The cover of the pamphlet shown above speaks to an earlier – and, frankly, to a more logically negative – meaning associated with the term “Black Friday” than is typical in 2015.
The text in the pamphlet (shown below) makes it clear that the Friday referred to here (in 1956)* was the one on which Louis St. Laurent’s federal government used its majority to impose closure on the (TransCanada) Pipeline Debate in the House of Commons.**
Closure has been imposed by governments of both Grit and Tory stripes over the years. Indeed, the Conservative governments of the recent Harper regime used this parliamentary procedure – which was intended for use only in exceptional cases – almost as a matter of course. Given the regularity with which Harper imposed closure, Dief was doubtless busily doing calisthenics in his grave (his famous jowls a-quivering), in recent years.***
*This wasn’t the last occasion on which “Black Friday” was used for political rhetoric in Canada. Just two years later, for example, Diefenbaker was Prime Minister with a very comfortable majority. On Friday, February 20, 1959, he rose in the Commons to announce that the Avro Arrow and Iroquois engine development programs were being cancelled. And closure was imposed.

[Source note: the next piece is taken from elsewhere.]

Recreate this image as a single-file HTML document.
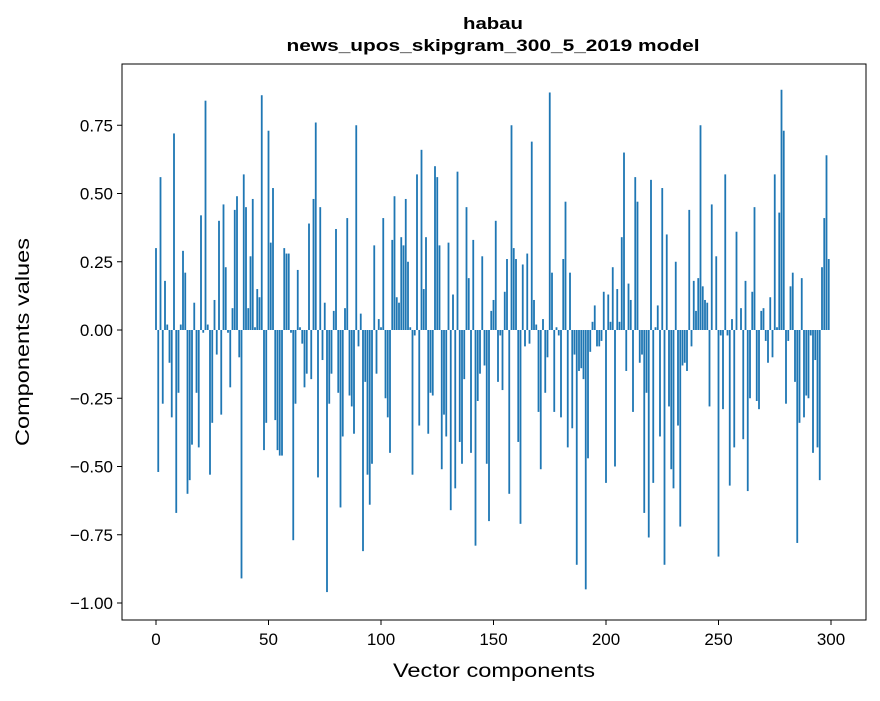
<!DOCTYPE html>
<html><head><meta charset="utf-8"><style>
body{margin:0;background:#fff;}
svg text{font-family:"Liberation Sans","DejaVu Sans",sans-serif;fill:#000;}
</style></head><body>
<svg id="chart" width="880" height="696" viewBox="0 0 880 696" xmlns="http://www.w3.org/2000/svg">
<rect x="0" y="0" width="880" height="696" fill="#fff"/>
<text x="493" y="29" text-anchor="middle" font-size="17" font-weight="bold" textLength="60" lengthAdjust="spacingAndGlyphs">habau</text>
<text x="493" y="51" text-anchor="middle" font-size="17" font-weight="bold" textLength="413" lengthAdjust="spacingAndGlyphs">news_upos_skipgram_300_5_2019 model</text>
<g id="bars"></g>
<g id="axes"></g>
<rect x="122" y="64" width="744" height="556" fill="none" stroke="#000" stroke-width="1"/>
<text x="494" y="677" text-anchor="middle" font-size="19" textLength="202" lengthAdjust="spacingAndGlyphs">Vector components</text>
<text x="29" y="342" text-anchor="middle" font-size="19" textLength="208" lengthAdjust="spacingAndGlyphs" transform="rotate(-90 29 342)">Components values</text>
</svg>
<script>
const values = [
0.30,-0.52,0.56,-0.27,0.18,0.02,-0.12,-0.32,0.72,-0.67,
-0.23,0.02,0.29,0.21,-0.60,-0.55,-0.42,0.10,-0.23,-0.43,
0.42,-0.01,0.84,0.02,-0.53,-0.34,0.11,-0.09,0.40,-0.31,
0.46,0.23,-0.01,-0.21,0.08,0.44,0.49,-0.10,-0.91,0.57,
0.45,0.08,0.27,0.48,0.01,0.15,0.12,0.86,-0.44,-0.34,
0.73,0.32,0.52,-0.33,-0.44,-0.46,-0.46,0.30,0.28,0.28,
-0.01,-0.77,-0.27,0.22,0.01,-0.05,-0.21,-0.16,0.39,-0.18,
0.48,0.76,-0.54,0.45,-0.11,0.10,-0.96,-0.27,-0.16,0.07,
0.37,-0.23,-0.65,-0.39,0.08,0.41,-0.24,-0.28,-0.38,0.75,
-0.06,0.06,-0.81,-0.19,-0.53,-0.64,-0.49,0.31,-0.16,0.04,
0.01,0.41,-0.25,-0.32,-0.45,0.33,0.49,0.12,0.10,0.34,
0.31,0.48,0.25,0.01,-0.53,-0.02,0.57,-0.35,0.66,0.15,
0.34,-0.38,-0.23,-0.24,0.60,0.56,0.31,-0.51,-0.31,-0.39,
0.32,-0.66,0.13,-0.58,0.58,-0.41,-0.49,-0.18,0.45,0.19,
-0.45,0.33,-0.79,-0.26,-0.16,0.27,-0.13,-0.49,-0.70,0.07,
0.11,0.40,-0.19,-0.02,-0.22,0.14,0.26,-0.60,0.75,0.30,
0.26,-0.41,-0.71,0.24,-0.06,0.28,-0.05,0.69,0.11,0.02,
-0.30,-0.51,0.04,-0.23,-0.10,0.87,0.21,-0.30,0.01,-0.02,
-0.32,0.26,0.47,-0.43,0.21,-0.36,-0.09,-0.86,-0.15,-0.14,
-0.18,-0.95,-0.47,-0.08,0.03,0.09,-0.06,-0.06,-0.04,0.14,
-0.56,0.13,0.03,0.23,-0.50,0.15,0.03,0.34,0.65,-0.15,
0.17,0.11,-0.30,0.56,0.47,-0.12,-0.09,-0.67,-0.23,-0.76,
0.55,-0.56,0.01,0.09,-0.39,0.52,-0.86,0.35,-0.28,-0.51,
-0.58,0.25,-0.35,-0.72,-0.13,-0.12,-0.15,0.44,-0.06,0.18,
0.07,0.19,0.75,0.16,0.11,0.10,-0.28,0.46,0.00,0.27,
-0.83,-0.02,-0.29,0.57,-0.02,-0.57,0.04,-0.43,0.36,0.00,
0.08,-0.40,0.18,-0.59,-0.25,0.14,0.45,-0.26,-0.29,0.07,
0.08,-0.04,-0.12,0.12,-0.10,0.57,0.01,0.43,0.88,0.73,
-0.27,-0.04,0.16,0.21,-0.19,-0.78,-0.34,0.19,-0.32,-0.24,
-0.25,-0.02,-0.45,-0.11,-0.43,-0.55,0.23,0.41,0.64,0.26
];
const yTickValues = [-1.00,-0.75,-0.50,-0.25,0.00,0.25,0.50,0.75];
const yTickLabels = ["\u22121.00","\u22120.75","\u22120.50","\u22120.25","0.00","0.25","0.50","0.75"];
const xTickValues = [0,50,100,150,200,250,300];
const xTickLabels = ["0","50","100","150","200","250","300"];

const NS = "http://www.w3.org/2000/svg";
function xScale(i){ return 156 + 2.25*i; }
function yScale(v){ return 330 - 273*v; }
const barsG = document.getElementById('bars');
values.forEach((v,i)=>{
  const r = document.createElementNS(NS,'rect');
  const y0 = yScale(0), y1 = yScale(v);
  r.setAttribute('x', (xScale(i)-0.9).toFixed(2));
  r.setAttribute('width', 1.8);
  r.setAttribute('y', Math.min(y0,y1).toFixed(2));
  r.setAttribute('height', Math.abs(y1-y0).toFixed(2));
  r.setAttribute('fill', '#1f77b4');
  
  
  barsG.appendChild(r);
});
const axesG = document.getElementById('axes');
yTickValues.forEach((v,k)=>{
  const y = yScale(v);
  const l = document.createElementNS(NS,'line');
  l.setAttribute('x1',117); l.setAttribute('x2',122);
  l.setAttribute('y1',y); l.setAttribute('y2',y);
  l.setAttribute('stroke','#000');
  
  
  axesG.appendChild(l);
  const t = document.createElementNS(NS,'text');
  t.setAttribute('x',113); t.setAttribute('y',y+6);
  t.setAttribute('text-anchor','end'); t.setAttribute('font-size','17');
  t.textContent = yTickLabels[k];
  
  
  axesG.appendChild(t);
});
xTickValues.forEach((v,k)=>{
  const x = xScale(v);
  const l = document.createElementNS(NS,'line');
  l.setAttribute('x1',x); l.setAttribute('x2',x);
  l.setAttribute('y1',620); l.setAttribute('y2',625);
  l.setAttribute('stroke','#000');
  
  
  axesG.appendChild(l);
  const t = document.createElementNS(NS,'text');
  t.setAttribute('x',x); t.setAttribute('y',645);
  t.setAttribute('text-anchor','middle'); t.setAttribute('font-size','17');
  t.textContent = xTickLabels[k];
  
  
  axesG.appendChild(t);
});
</script>
</body></html>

**For examples of Dief’s speech-making style from this period, listen to one or more of the (free) audio files available from the Canada Diefenbaker Centre. If you are familiar with protestant preaching from days of yore, you will recognize some similarities in Dief’s public speaking style.
***One of my favourite Diefenbaker stories was told by Canadian constitutional expert, Eugene Forsey, in his memoirs. Forsey notes that he’d dropped in for a visit with Diefenbaker on Parliament Hill after Dief’s days as leader and during the period when Robert Stanfield was leader of the Progressive Conservative party. Dief was holding forth on how Stanfield ought to be making a statement on a subject that Dief considered important, but…
‘[i]nstead of that, he’s taking a two-week immersion course in French.’ Then John’s eyes started to shoot sparks and I said to myself: ‘Here comes one of his best.’ Sure enough, out it came: ‘Eugene, we Baptists know all about immersion [pause], but we don’t stay under for two weeks!’ (Eugene Forsey. A Life on the Fringe, 115).